Inside the Margarita Bravo Mindset
I was recently interviewed by Devon Tilly, host of The Art of Construction podcast, about my interior design studio’s approach, operations, and process. For those of you who aren’t podcast listeners, I thought it would be helpful to share much of the conversation with you here.
Tell us your story. How did you become an interior designer?
It started when I moved to Denver with my husband and began designing our home. My engineering background came in handy as I sketched out our floor plans on a napkin! As I observed the day-to-day construction activities, contractors, and team interaction, I was inspired to switch careers. Earlier in my career I worked as a third party for Wall Street companies that monitor mortgage-backed securities, so I observed many houses and developed a keen eye for design. I finally launched my interior design business in 2015.
Margarita, can you give our listeners a general overview of your design process?
Our studio’s motto is to keep the end user – the homeowner – in mind. Every decision we take must consider their desires and needs. The first step is to assemble the right team that aligns with the vision – the contractor, architect, structural engineer, landscape artist, and anyone else who may be needed on the site. The quicker a team is assembled and ready to start, the better the outcome will be. We figure out budgets and timelines, and we discuss critical aspects of functionality with the client. We note all the plans and proposed changes on paper. Once we start the work, we see it through to the end, keeping our focus on the design vision.
How do the dual experiences of engineering and interior design complement each other in your services through Margarita Bravo?

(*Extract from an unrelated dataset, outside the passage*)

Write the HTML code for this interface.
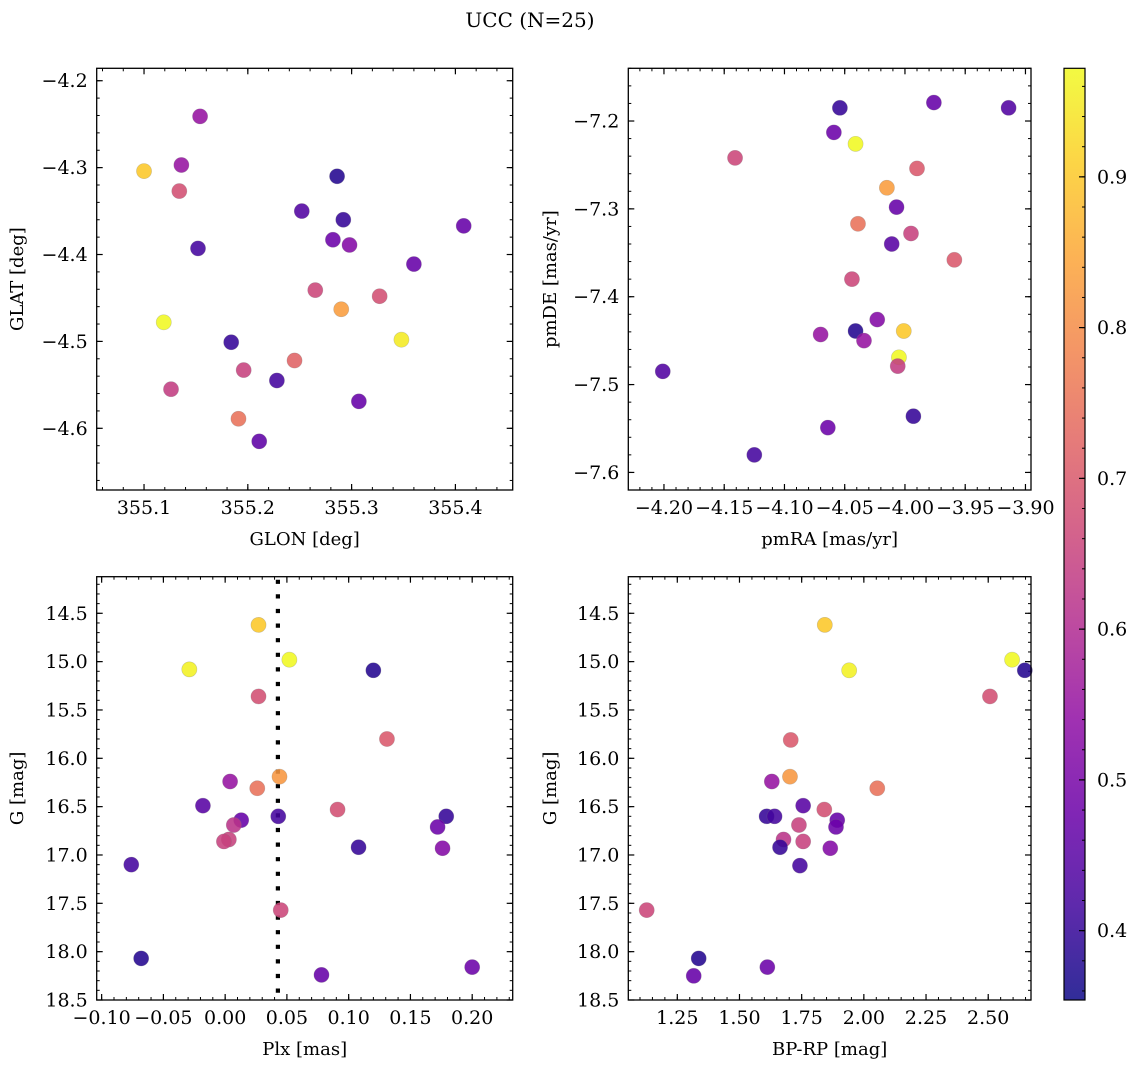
<!DOCTYPE html>
<html><head><meta charset="utf-8"><style>
html,body{margin:0;padding:0;background:#fff}
svg{display:block;font-family:"DejaVu Serif","Liberation Serif",serif}
</style></head><body>
<svg id="fig" width="1136" height="1067" viewBox="0 0 1136 1067" xmlns="http://www.w3.org/2000/svg">
<text x="530" y="27" font-size="20" text-anchor="middle">UCC (N=25)</text>
<defs><linearGradient id="cbgrad" x1="0" y1="1" x2="0" y2="0"></linearGradient></defs>
</svg>
<script>
// ---- data ----
const glon = [355.154,355.100,355.136,355.134,355.286,355.252,355.292,355.408,355.152,355.282,355.298,355.360,355.265,355.327,355.290,355.119,355.348,355.184,355.245,355.196,355.228,355.126,355.307,355.191,355.211];
const glat = [-4.241,-4.304,-4.297,-4.327,-4.310,-4.350,-4.360,-4.367,-4.393,-4.383,-4.389,-4.411,-4.441,-4.448,-4.463,-4.478,-4.498,-4.501,-4.522,-4.533,-4.545,-4.555,-4.569,-4.589,-4.615];
const probP1 = [0.55,0.90,0.55,0.68,0.38,0.44,0.40,0.47,0.42,0.48,0.52,0.47,0.66,0.68,0.83,0.97,0.95,0.40,0.72,0.65,0.42,0.64,0.47,0.75,0.46];

const pmra = [-4.054,-3.976,-3.914,-4.059,-4.041,-4.141,-3.990,-4.015,-4.007,-4.039,-3.995,-4.011,-3.959,-4.044,-4.023,-4.070,-4.041,-4.034,-4.001,-4.005,-4.006,-4.201,-3.993,-4.064,-4.125];
const pmde = [-7.185,-7.179,-7.185,-7.213,-7.226,-7.242,-7.254,-7.276,-7.298,-7.317,-7.328,-7.340,-7.358,-7.380,-7.426,-7.443,-7.439,-7.450,-7.439,-7.469,-7.479,-7.485,-7.536,-7.549,-7.580];
const probP2 = [0.40,0.47,0.44,0.48,0.97,0.66,0.70,0.83,0.47,0.75,0.65,0.45,0.70,0.66,0.52,0.55,0.38,0.55,0.90,0.97,0.64,0.44,0.40,0.48,0.42];

const plx = [0.027,0.052,-0.029,0.120,0.027,0.131,0.044,0.004,0.026,-0.018,0.091,0.043,0.179,0.013,0.007,0.172,0.003,-0.001,0.108,0.176,-0.076,0.045,-0.068,0.200,0.078];
const gmagP3 = [14.62,14.98,15.08,15.09,15.36,15.80,16.19,16.24,16.31,16.49,16.53,16.60,16.60,16.64,16.69,16.71,16.84,16.86,16.92,16.93,17.10,17.57,18.07,18.16,18.24];
const probP3 = [0.90,0.97,0.96,0.38,0.68,0.70,0.82,0.55,0.75,0.45,0.68,0.42,0.40,0.47,0.62,0.48,0.65,0.65,0.40,0.52,0.42,0.66,0.38,0.48,0.47];
const plxMedian = [0.0427];

const bprp = [1.843,1.941,2.596,2.647,2.507,1.706,1.703,1.630,2.054,1.756,1.841,1.609,1.641,1.893,1.739,1.888,1.677,1.756,1.663,1.865,1.743,1.127,1.336,1.612,1.316];
const gmagP4 = [14.62,15.09,14.98,15.09,15.36,15.81,16.19,16.24,16.31,16.49,16.53,16.60,16.60,16.64,16.69,16.71,16.84,16.86,16.92,16.93,17.11,17.57,18.07,18.16,18.25];
const probP4 = [0.90,0.96,0.97,0.38,0.68,0.70,0.82,0.55,0.75,0.45,0.68,0.40,0.42,0.47,0.65,0.48,0.62,0.65,0.40,0.52,0.42,0.66,0.38,0.48,0.47];

const ticksP1x = [355.1,355.2,355.3,355.4];
const ticksP1y = [-4.2,-4.3,-4.4,-4.5,-4.6];
const ticksP2x = [-4.20,-4.15,-4.10,-4.05,-4.00,-3.95,-3.90];
const ticksP2y = [-7.2,-7.3,-7.4,-7.5,-7.6];
const ticksGx = [-0.10,-0.05,0.00,0.05,0.10,0.15,0.20];
const ticksGy = [14.5,15.0,15.5,16.0,16.5,17.0,17.5,18.0,18.5];
const ticksCx = [1.25,1.50,1.75,2.00,2.25,2.50];
const ticksCb = [0.4,0.5,0.6,0.7,0.8,0.9];

const VMIN = 0.354, VMAX = 0.972;
const NS = "http://www.w3.org/2000/svg";
const svg = document.getElementById('fig');
function mk(tag, attrs, parent){const e=document.createElementNS(NS,tag);for(const k in attrs)e.setAttribute(k,attrs[k]);(parent||svg).appendChild(e);return e;}

const plasma=[[13,8,135],[65,4,157],[106,0,168],[143,13,164],[177,42,144],[204,71,120],[225,100,98],[242,132,75],[252,166,54],[252,206,37],[240,249,33]];
function cmap(v){let t=(v-VMIN)/(VMAX-VMIN);t=Math.max(0,Math.min(1,t));const f=t*10,i=Math.min(9,Math.floor(f)),r=f-i;const a=plasma[i],b=plasma[i+1];return `rgb(${Math.round(a[0]+(b[0]-a[0])*r)},${Math.round(a[1]+(b[1]-a[1])*r)},${Math.round(a[2]+(b[2]-a[2])*r)})`;}
function fmt(v,d){const s=Math.abs(v).toFixed(d);return (v<-1e-9?'\u2212':'')+s;}
const FS=19;

function panel(p){
  const g=mk('g',{});
  
  
  const X=v=>p.L+(v-p.x0)/(p.x1-p.x0)*(p.R-p.L);
  const Y=v=>p.T+(v-p.y0)/(p.y1-p.y0)*(p.B-p.T);
  const lo=Math.min(p.x0,p.x1),hi=Math.max(p.x0,p.x1);
  for(let v=Math.ceil(lo/p.xm-1e-6)*p.xm;v<=hi+1e-9;v+=p.xm){const x=X(v);mk('line',{x1:x,x2:x,y1:p.B,y2:p.B-3,stroke:'#000','stroke-width':1},g);mk('line',{x1:x,x2:x,y1:p.T,y2:p.T+3,stroke:'#000','stroke-width':1},g);}
  const ylo=Math.min(p.y0,p.y1),yhi=Math.max(p.y0,p.y1);
  for(let v=Math.ceil(ylo/p.ym-1e-6)*p.ym;v<=yhi+1e-9;v+=p.ym){const y=Y(v);mk('line',{x1:p.L,x2:p.L+3,y1:y,y2:y,stroke:'#000','stroke-width':1},g);mk('line',{x1:p.R,x2:p.R-3,y1:y,y2:y,stroke:'#000','stroke-width':1},g);}
  p.xt.forEach(v=>{const x=X(v);
    mk('line',{x1:x,x2:x,y1:p.B,y2:p.B-6,stroke:'#000','stroke-width':1.2},g);mk('line',{x1:x,x2:x,y1:p.T,y2:p.T+6,stroke:'#000','stroke-width':1.2},g);
    const t=mk('text',{x:x,y:p.B+24,'font-size':FS,'text-anchor':'middle'},g);t.textContent=fmt(v,p.xd);
    
    });
  p.yt.forEach(v=>{const y=Y(v);
    mk('line',{x1:p.L,x2:p.L+6,y1:y,y2:y,stroke:'#000','stroke-width':1.2},g);mk('line',{x1:p.R,x2:p.R-6,y1:y,y2:y,stroke:'#000','stroke-width':1.2},g);
    const t=mk('text',{x:p.L-9,y:y+6.5,'font-size':FS,'text-anchor':'end'},g);t.textContent=fmt(v,1);
    
    });
  if(p.vline){p.vline.forEach(v=>{const l=mk('line',{x1:X(v),x2:X(v),y1:p.T+3,y2:p.B,stroke:'#000','stroke-width':4.2,'stroke-dasharray':'4.2 10.4'},g);
    
    });}
  p.xs.forEach((v,i)=>{const c=mk('circle',{cx:X(v),cy:Y(p.ys[i]),r:7.6,fill:cmap(p.cs[i]),'fill-opacity':0.88,stroke:'#777','stroke-opacity':0.35,'stroke-width':0.6},g);
    
    });
  const fr=mk('rect',{x:p.L,y:p.T,width:p.R-p.L,height:p.B-p.T,fill:'none',stroke:'#000','stroke-width':1.3},g);
  
  
  const xl=mk('text',{x:(p.L+p.R)/2,y:p.B+55,'font-size':FS-1,'text-anchor':'middle'},g);xl.textContent=p.xlab;
  
  
  const cy=(p.T+p.B)/2;const yl=mk('text',{x:p.ylx,y:cy,'font-size':FS-1,'text-anchor':'middle',transform:`rotate(-90 ${p.ylx} ${cy})`},g);yl.textContent=p.ylab;
  
  
}

panel({name:'glon-glat-panel',L:96.7,R:512.7,T:68.3,B:490,x0:355.0544,x1:355.4552,y0:-4.1857,y1:-4.671,xm:0.02,ym:0.02,xt:ticksP1x,yt:ticksP1y,xd:1,xs:glon,ys:glat,cs:probP1,xlab:'GLON [deg]',ylab:'GLAT [deg]',ylx:23});
panel({name:'pm-panel',L:628.3,R:1031,T:68.3,B:490,x0:-4.2296,x1:-3.8954,y0:-7.140,y1:-7.620,xm:0.01,ym:0.02,xt:ticksP2x,yt:ticksP2y,xd:2,xs:pmra,ys:pmde,cs:probP2,xlab:'pmRA [mas/yr]',ylab:'pmDE [mas/yr]',ylx:556});
panel({name:'plx-g-panel',L:96.7,R:512.7,T:576.7,B:1000,x0:-0.104,x1:0.2328,y0:14.1215,y1:18.5,xm:0.01,ym:0.1,xt:ticksGx,yt:ticksGy,xd:2,xs:plx,ys:gmagP3,cs:probP3,xlab:'Plx [mas]',ylab:'G [mag]',ylx:23,vline:plxMedian});
panel({name:'cmd-panel',L:628.3,R:1031,T:576.7,B:1000,x0:1.053,x1:2.672,y0:14.1215,y1:18.5,xm:0.05,ym:0.1,xt:ticksCx,yt:ticksGy,xd:2,xs:bprp,ys:gmagP4,cs:probP4,xlab:'BP-RP [mag]',ylab:'G [mag]',ylx:556});

// colorbar
const grad=document.getElementById('cbgrad');
for(let i=0;i<=20;i++){const v=VMIN+(VMAX-VMIN)*i/20;mk('stop',{offset:(i/20),'stop-color':cmap(v),'stop-opacity':0.85},grad);}
const CT=68.3,CB=1000,CL=1064,CR=1085;
const CY=v=>CB-(v-VMIN)/(VMAX-VMIN)*(CB-CT);
const cb=mk('rect',{x:CL,y:CT,width:CR-CL,height:CB-CT,fill:'url(#cbgrad)',stroke:'#000','stroke-width':1.2});


for(let v=0.36;v<VMAX;v+=0.02){const y=CY(v);mk('line',{x1:CR,x2:CR-3,y1:y,y2:y,stroke:'#000','stroke-width':1});}
ticksCb.forEach(v=>{const y=CY(v);mk('line',{x1:CR,x2:CR-6,y1:y,y2:y,stroke:'#000','stroke-width':1.2});
  const t=mk('text',{x:CR+12,y:y+6.5,'font-size':FS},svg);t.textContent=v.toFixed(1);
  
  });
</script>
</body></html>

I can’t separate one from the other. I’ve been lucky to have trained in engineering, so my brain considers that perspective when I’m designing homes. I am constantly thinking about how to build, how much it would cost, and whether it is practical. I try to imagine how the design can be both beautiful and functional and how to engineer it effectively. It’s a balance between the tactical and the creative, which helps me consider all the variables from the get-go and stay within budget.
On your website, you mention you offer “full-service design and build.” It seems like a lot to unpack. Can you explain?
What makes our studio unique is that we take the lead in assembling the entire team. This way, our clients only have to deal with one entity – us. We are always looking out for our client’s best interests, and we want everyone we bring to the team to have the same vision.
The design and renovation process happens in two phases:
1. Design phase: This is where we assemble the team and ensure we are a good fit for each other and the client.
2. Execution phase: This involves project management, sourcing, setting timelines, engineering, fabrication, preparing construction documents, drawing elevations, material selection, and ordering. Then we do the installation, window treatments, and finally, the core of the project – furnishings and art curation.
Once you start a project with us, we are with you from the beginning until the end.
How do you choose contractors and architects? What’s your mindset about that?
Since 2015, we have worked with so many different tradespeople and vendors. Some still work with us, some we’ve outgrown, and others we’ve let go because we were unsatisfied with their services. We constantly strive to find reliable contractors who align exactly with our process, pay attention to detail, and provide high-quality service. We also maintain a portfolio of vendors who offer services at various price points. This way, we can quickly assemble the perfect teams to suit all budgets.
What strategies do you employ to determine and stick to a budget?
Some clients are forthright about their budget, and some are unable to come up with one. This is where education comes in. First, we request a wish list and determine the budget accordingly. We also show some alternate designs and gauge if the client is comfortable with spending. Once we have a ballpark number the client agrees with, we establish the floor plan and provide another rough estimate based on their choices. Usually, we start with a generous number, and if it’s above their budget, we try to cut the scope and manage needs. We don’t go into material selection until the budget is approved.
How has COVID-19 affected the way you design or manage projects?
Lead times have become a big part of the decisions we make. When selecting materials, we ask vendors not to show us anything that will take more than 10-12 weeks to receive, as it will affect our project timeline. As a rule, we don’t give our clients a start date until we are sure of getting all the materials on time. We start the project only when we are confident we have everything lined up. At that point, we encourage clients to start the project immediately because items might be out of stock or become more expensive if we delay. We want to be in and out as quickly as possible. The more we can anticipate, the better the outcome of the project.
What is your mindset about contractors working with designers?
Contractors should work with designers who are a good fit for themselves and the client. We see more and more contractors realizing the benefits of having an interior designer on the team. When a contractor approaches my design studio, I always ask, “How do you want me to work with you so that we can complete the project on time?” I make sure our processes are aligned so we work together as a team in the client’s best interests.
What advice do you have for contractors who want to grow their business?
If you love your job and are passionate about what you do, it won’t seem like work. You’ll have lots of fun and that, in turn, will help you grow your company. As a designer, I don’t think just about the numbers. I think about serving my clients and making them happy, which is such a rewarding experience. Everything else falls into place!